Calibration problems in robotics.

Abstract

It is expected that the integration of a vision system with a robot will increase a manipulation system's capability and overall flexibility. This thesis explores certain problems of a robot-vision integrated system arising from parametric uncertainty. Specifically, the thesis explores the effective implementation of adaptive coordinated manipulator controller, off-line calibration of the extrinsic camera parameters, and robust vision based controller design. A computationally efficient adaptive controller has been developed for two coordinated manipulators handling an unknown object, based on the recursive Newton-Euler dynamics formulation. The resulting control algorithm achieves global convergence in trajectory tracking of the desired motion of the object while maintaining the desired internal forces. Kinematic calibration arising from a wrist mounted camera is considered next. Dual quaternions are used for the parameterization of the rigid transformations. A closed form solution is found in the case of perfect data.
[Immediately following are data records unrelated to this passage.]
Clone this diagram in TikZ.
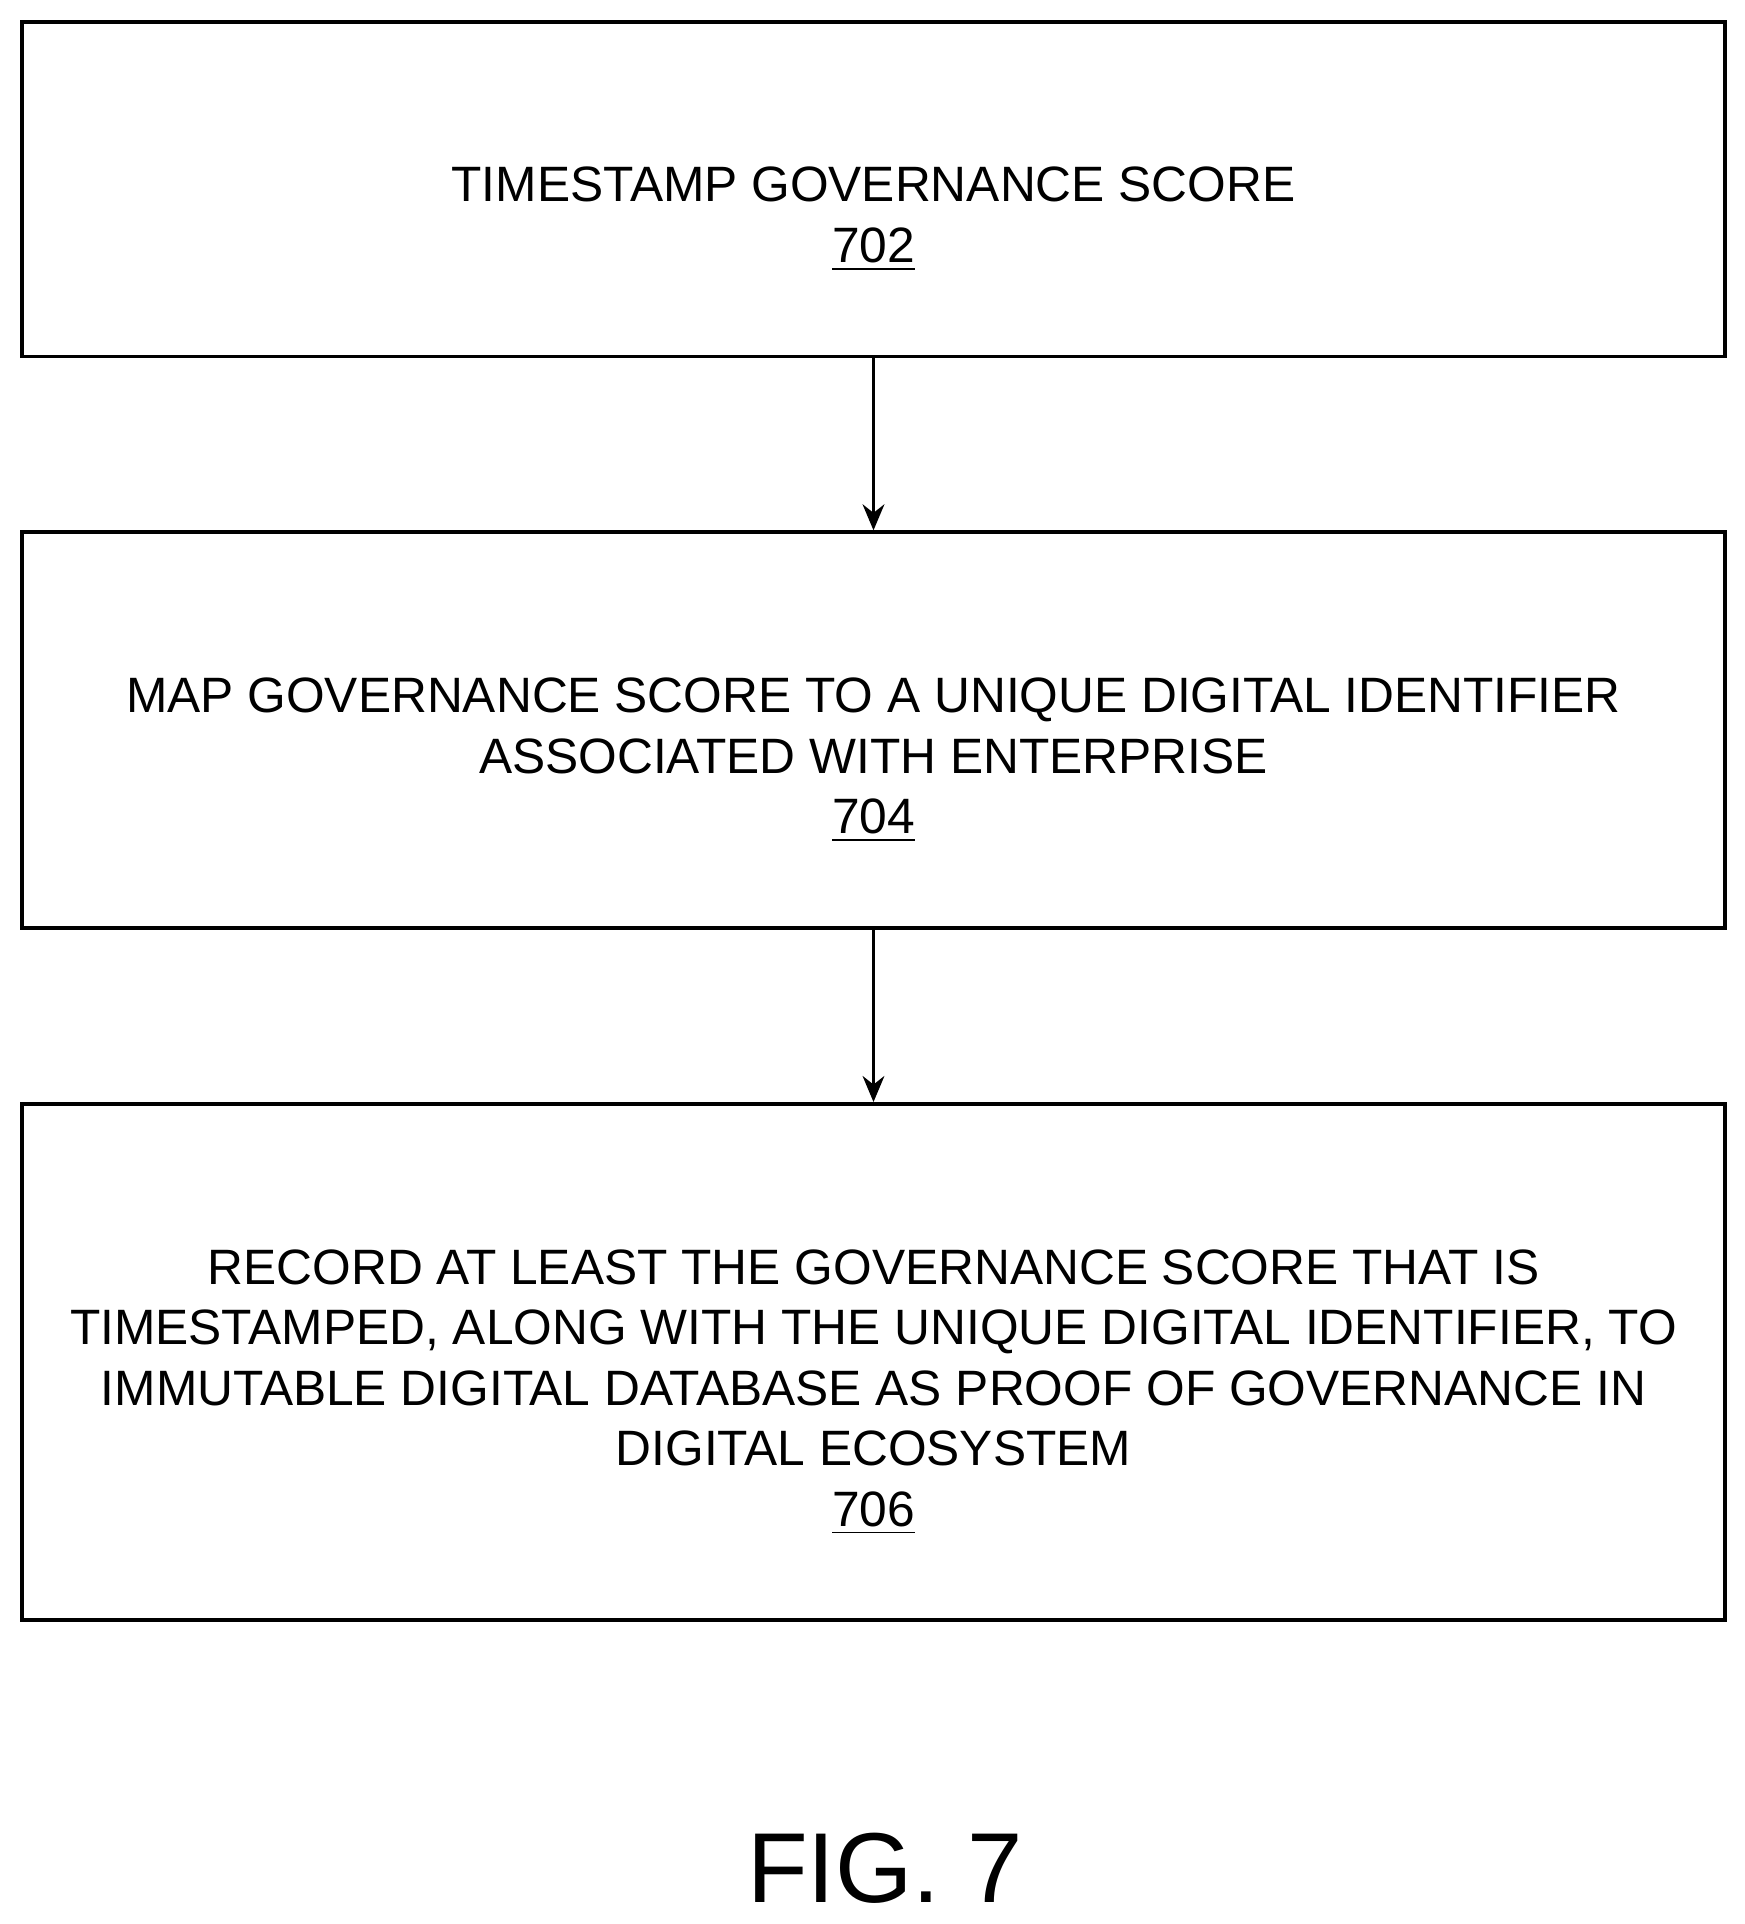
\documentclass[tikz,border=0pt]{standalone}
\usepackage{fontspec}
\setmainfont{Liberation Sans}
\usetikzlibrary{positioning,arrows.meta}
\tikzset{
  stepbox/.style={draw, line width=0.9pt, minimum width=13.85cm, inner sep=0pt},
  steptext/.style={align=center, font=\fontsize{11.5pt}{14pt}\selectfont},
  flow/.style={-{Stealth[length=6pt,width=5pt]}, line width=0.9pt}
}
\begin{document}
\begin{tikzpicture}
\useasboundingbox (0,0) rectangle (14.19,-15.65);
\node[stepbox, minimum height=2.72cm] (s702) at (7.105,-1.54) {};
\node[stepbox, minimum height=3.22cm] (s704) at (7.105,-5.94) {};
\node[stepbox, minimum height=4.20cm] (s706) at (7.105,-11.08) {};
\node[steptext, yshift=-0.245cm] (t702) at (s702) {TIMESTAMP GOVERNANCE SCORE\\\underline{702}};
\node[steptext, yshift=-0.245cm] (t704) at (s704) {MAP GOVERNANCE SCORE TO A UNIQUE DIGITAL IDENTIFIER\\ASSOCIATED WITH ENTERPRISE\\\underline{704}};
\node[steptext, yshift=-0.245cm] (t706) at (s706) {RECORD AT LEAST THE GOVERNANCE SCORE THAT IS\\TIMESTAMPED, ALONG WITH THE UNIQUE DIGITAL IDENTIFIER, TO\\IMMUTABLE DIGITAL DATABASE AS PROOF OF GOVERNANCE IN\\DIGITAL ECOSYSTEM\\\underline{706}};
\draw[flow] (s702) -- (s704);
\draw[flow] (s704) -- (s706);
\node[font=\fontsize{23pt}{28pt}\selectfont] (fig) at (7.2,-15.2) {FIG. 7};
\end{tikzpicture}
\end{document}
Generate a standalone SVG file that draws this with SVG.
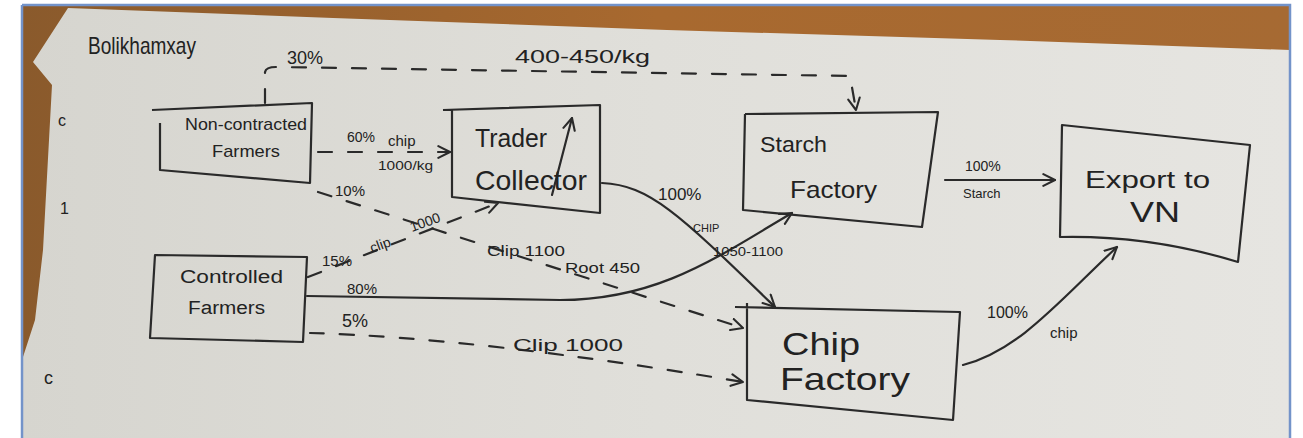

A numerical off-line calibration technique using gradient descent has been implemented to deal with the presence of measurement noise. Finally, simple robust visual servo control algorithms are presented using stereo vision. The algorithms arise from the structure of the camera model associated with the visual servo system. The significant feature of the control strategies is that they use fixed gain laws based only on the desired set point in the image plane. Nevertheless, they result in global convergence. These controllers do not require estimates of the gripper's spatial position, a significant source of calibration sensitivity. Robustness against rotational miscalibration is suggested by a series of simulations and experiments.